According to 2021 data from one cloud cybersecurity firm, phishing attacks had shot up by over 400% in its protection ecosystem.
Through analyses of a cloud cybersecurity solution’s 200bn daily ecosystem activities across the globe January 2021 to December 2021, some key cyber trends and tactics have been summarized in a Phishing Report for 2022.
The report shows a 29% growth in overall phishing attacks in Zscaler, Inc’s. protection ecosystem compared to previous years, with retail and wholesale companies bearing the brunt of the increase. Also, the data shows an emerging proliferation of Phishing-as-a-Service methods, as well as new attack vectors such as SMS phishing (smishing).
Commonly, phishing attacks lure victims through content posing as that belonging to top brands, or through promoting fake topical events. Data in the Zscaler ecosystem showed the top phishing themes in 2021 to include categories such as productivity tools, illegal streaming sites, shopping sites, social media platforms, financial institutions, and logistical services.
Growing threat: Phishing-as-a-Service
Data in the report showed that in 2021, the US was the most-targeted country globally, accounting for over 60% of all phishing attacks blocked by Zscaler’s security cloud. The next most frequently attacked countries included Singapore, Germany, the Netherlands, and the United Kingdom.
Furthermore, the following findings were reported:
- Not all countries experienced the same attention from phishing attacks. For example, the Netherlands experienced a decrease of 38%, which may have resulted from recently-passed legislation that increased the penalties for online fraud.
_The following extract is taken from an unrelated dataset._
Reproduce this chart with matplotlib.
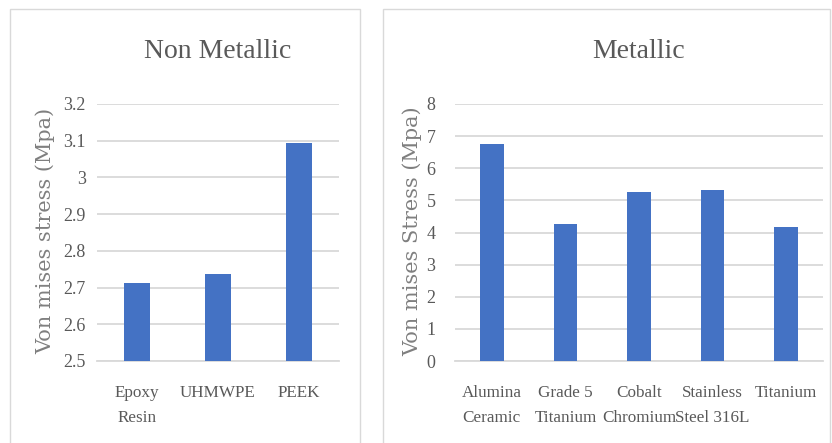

- Phishing attacks were also not evenly distributed across different industries. Retail and wholesale businesses experienced an increase of over 400% in phishing attempts—the most out of all industries tracked in the ecosystem. Following these were financial and government sectors, with organizations in these industries seeing over 100% increases in attacks on average.
- Some industries in the ecosystem experienced partial relief from phishing attacks last year: healthcare saw a drop of 59%, while the services industry saw a decline of 33%.
- By selling pre-built phishing tools and services on the Dark Web, cybercriminals have been making it easier to deploy phishing scams at scale in 2021 and foreseeably, in the rest of 2022.
According to the firm’s CISO and VP of Security Research and Operations Deepen Desai, the rise of Phishing-as-a-Service is making it easier than ever for non-sophisticated actors to launch successful attacks.
Said Desai: “To defend against advanced phishing attacks, organizations must leverage a multi-pronged defensive strategy anchored on a cloud-native zero trust platform that unifies full SSL inspection with AI/ML-powered detection to:
- stop the most sophisticated phishing attempts and phishing kits
- detect lateral movement and integrated deception
- limit the blast radius with proactive controls
- block high risk destinations such as newly-registered domains that are often abused by threat actors
- encompass in-line data loss protection to safeguard against data theft.”